*EXERCISE DIRECTIONS*:
Set down exactly the lines of the listing below, please, beginning with the first and ending with the line that holds "-13.4, -4.9, 0.0]".

Begin DATA EXCERPT

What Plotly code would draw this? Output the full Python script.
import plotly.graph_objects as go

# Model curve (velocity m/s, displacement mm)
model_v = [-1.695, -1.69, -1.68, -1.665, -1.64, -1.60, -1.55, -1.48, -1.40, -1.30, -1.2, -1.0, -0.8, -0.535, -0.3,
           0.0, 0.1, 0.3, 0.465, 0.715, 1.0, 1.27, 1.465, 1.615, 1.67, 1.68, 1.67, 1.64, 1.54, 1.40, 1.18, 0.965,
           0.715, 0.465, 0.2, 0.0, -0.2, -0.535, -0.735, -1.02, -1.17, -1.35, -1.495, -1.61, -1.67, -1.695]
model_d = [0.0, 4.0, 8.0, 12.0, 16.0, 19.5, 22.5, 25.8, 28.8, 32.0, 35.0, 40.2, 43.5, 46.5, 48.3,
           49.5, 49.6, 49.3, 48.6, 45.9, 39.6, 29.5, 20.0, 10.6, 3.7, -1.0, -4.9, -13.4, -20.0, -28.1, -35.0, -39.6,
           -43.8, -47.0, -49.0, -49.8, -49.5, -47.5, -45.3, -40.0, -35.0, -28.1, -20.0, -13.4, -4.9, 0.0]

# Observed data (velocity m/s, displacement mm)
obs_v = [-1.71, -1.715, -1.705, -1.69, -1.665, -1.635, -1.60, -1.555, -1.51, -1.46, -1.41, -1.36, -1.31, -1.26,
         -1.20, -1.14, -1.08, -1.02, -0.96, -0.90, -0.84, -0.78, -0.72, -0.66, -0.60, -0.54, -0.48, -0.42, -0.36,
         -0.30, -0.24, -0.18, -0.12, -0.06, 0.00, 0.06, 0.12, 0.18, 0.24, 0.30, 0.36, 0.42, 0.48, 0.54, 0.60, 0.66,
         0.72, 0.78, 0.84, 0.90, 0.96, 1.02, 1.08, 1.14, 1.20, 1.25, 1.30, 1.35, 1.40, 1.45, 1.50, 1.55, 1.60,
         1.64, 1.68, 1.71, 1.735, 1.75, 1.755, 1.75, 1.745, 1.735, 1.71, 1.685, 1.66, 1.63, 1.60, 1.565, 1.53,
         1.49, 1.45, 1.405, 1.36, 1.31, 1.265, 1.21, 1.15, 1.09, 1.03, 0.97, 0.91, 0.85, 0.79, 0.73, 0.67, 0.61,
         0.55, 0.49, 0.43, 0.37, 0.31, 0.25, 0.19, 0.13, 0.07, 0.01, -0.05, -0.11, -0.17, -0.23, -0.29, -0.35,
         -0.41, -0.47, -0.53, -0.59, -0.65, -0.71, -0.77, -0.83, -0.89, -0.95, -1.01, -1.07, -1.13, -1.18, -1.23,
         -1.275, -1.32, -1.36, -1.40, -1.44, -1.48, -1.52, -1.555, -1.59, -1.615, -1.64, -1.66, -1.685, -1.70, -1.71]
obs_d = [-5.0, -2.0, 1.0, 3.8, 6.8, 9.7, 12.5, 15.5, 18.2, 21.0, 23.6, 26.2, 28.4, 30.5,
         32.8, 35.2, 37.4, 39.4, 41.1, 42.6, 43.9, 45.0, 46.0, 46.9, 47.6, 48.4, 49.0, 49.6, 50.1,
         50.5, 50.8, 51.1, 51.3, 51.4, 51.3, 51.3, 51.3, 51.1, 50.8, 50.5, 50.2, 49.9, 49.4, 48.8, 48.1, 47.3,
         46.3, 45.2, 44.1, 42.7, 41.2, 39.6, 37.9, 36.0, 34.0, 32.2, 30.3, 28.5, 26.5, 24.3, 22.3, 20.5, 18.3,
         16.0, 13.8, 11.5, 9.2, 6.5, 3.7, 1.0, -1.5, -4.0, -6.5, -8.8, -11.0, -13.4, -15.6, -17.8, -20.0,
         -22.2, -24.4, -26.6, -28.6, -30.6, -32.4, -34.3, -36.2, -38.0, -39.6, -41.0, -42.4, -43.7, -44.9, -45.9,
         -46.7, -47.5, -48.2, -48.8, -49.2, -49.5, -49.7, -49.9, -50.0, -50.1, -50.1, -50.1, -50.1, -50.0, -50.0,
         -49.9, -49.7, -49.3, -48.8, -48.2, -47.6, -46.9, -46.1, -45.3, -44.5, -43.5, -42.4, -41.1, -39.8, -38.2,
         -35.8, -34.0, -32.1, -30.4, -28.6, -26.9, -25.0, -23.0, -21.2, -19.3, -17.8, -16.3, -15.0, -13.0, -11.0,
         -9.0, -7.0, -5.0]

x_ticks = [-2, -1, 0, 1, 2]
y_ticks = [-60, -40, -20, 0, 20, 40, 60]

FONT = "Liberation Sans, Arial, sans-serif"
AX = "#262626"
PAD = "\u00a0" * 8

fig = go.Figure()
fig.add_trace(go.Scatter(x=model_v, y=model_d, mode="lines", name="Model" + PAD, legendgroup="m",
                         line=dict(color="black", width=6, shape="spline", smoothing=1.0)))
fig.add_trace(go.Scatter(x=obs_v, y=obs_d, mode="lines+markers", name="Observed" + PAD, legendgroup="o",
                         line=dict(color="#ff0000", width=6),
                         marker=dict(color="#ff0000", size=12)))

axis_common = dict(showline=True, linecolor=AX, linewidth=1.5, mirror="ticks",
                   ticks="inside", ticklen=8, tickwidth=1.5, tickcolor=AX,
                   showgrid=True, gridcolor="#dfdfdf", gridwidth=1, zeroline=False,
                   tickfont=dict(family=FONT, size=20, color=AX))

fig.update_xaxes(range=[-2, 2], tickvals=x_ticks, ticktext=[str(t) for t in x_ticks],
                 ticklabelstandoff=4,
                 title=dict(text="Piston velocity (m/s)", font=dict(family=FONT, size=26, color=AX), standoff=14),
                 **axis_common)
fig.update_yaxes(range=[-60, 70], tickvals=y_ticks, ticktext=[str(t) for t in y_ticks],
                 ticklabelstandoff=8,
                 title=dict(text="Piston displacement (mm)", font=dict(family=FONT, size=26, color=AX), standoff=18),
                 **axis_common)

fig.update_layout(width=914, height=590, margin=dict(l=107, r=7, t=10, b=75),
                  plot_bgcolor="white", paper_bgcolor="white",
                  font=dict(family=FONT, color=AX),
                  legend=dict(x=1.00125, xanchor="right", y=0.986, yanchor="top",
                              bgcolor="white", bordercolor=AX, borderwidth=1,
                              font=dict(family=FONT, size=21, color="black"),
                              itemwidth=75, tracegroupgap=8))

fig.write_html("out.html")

End DATA EXCERPT

*TASK RESPONSE*:
What Plotly code would draw this? Output the full Python script.
import plotly.graph_objects as go

# Model curve (velocity m/s, displacement mm)
model_v = [-1.695, -1.69, -1.68, -1.665, -1.64, -1.60, -1.55, -1.48, -1.40, -1.30, -1.2, -1.0, -0.8, -0.535, -0.3,
           0.0, 0.1, 0.3, 0.465, 0.715, 1.0, 1.27, 1.465, 1.615, 1.67, 1.68, 1.67, 1.64, 1.54, 1.40, 1.18, 0.965,
           0.715, 0.465, 0.2, 0.0, -0.2, -0.535, -0.735, -1.02, -1.17, -1.35, -1.495, -1.61, -1.67, -1.695]
model_d = [0.0, 4.0, 8.0, 12.0, 16.0, 19.5, 22.5, 25.8, 28.8, 32.0, 35.0, 40.2, 43.5, 46.5, 48.3,
           49.5, 49.6, 49.3, 48.6, 45.9, 39.6, 29.5, 20.0, 10.6, 3.7, -1.0, -4.9, -13.4, -20.0, -28.1, -35.0, -39.6,
           -43.8, -47.0, -49.0, -49.8, -49.5, -47.5, -45.3, -40.0, -35.0, -28.1, -20.0, -13.4, -4.9, 0.0]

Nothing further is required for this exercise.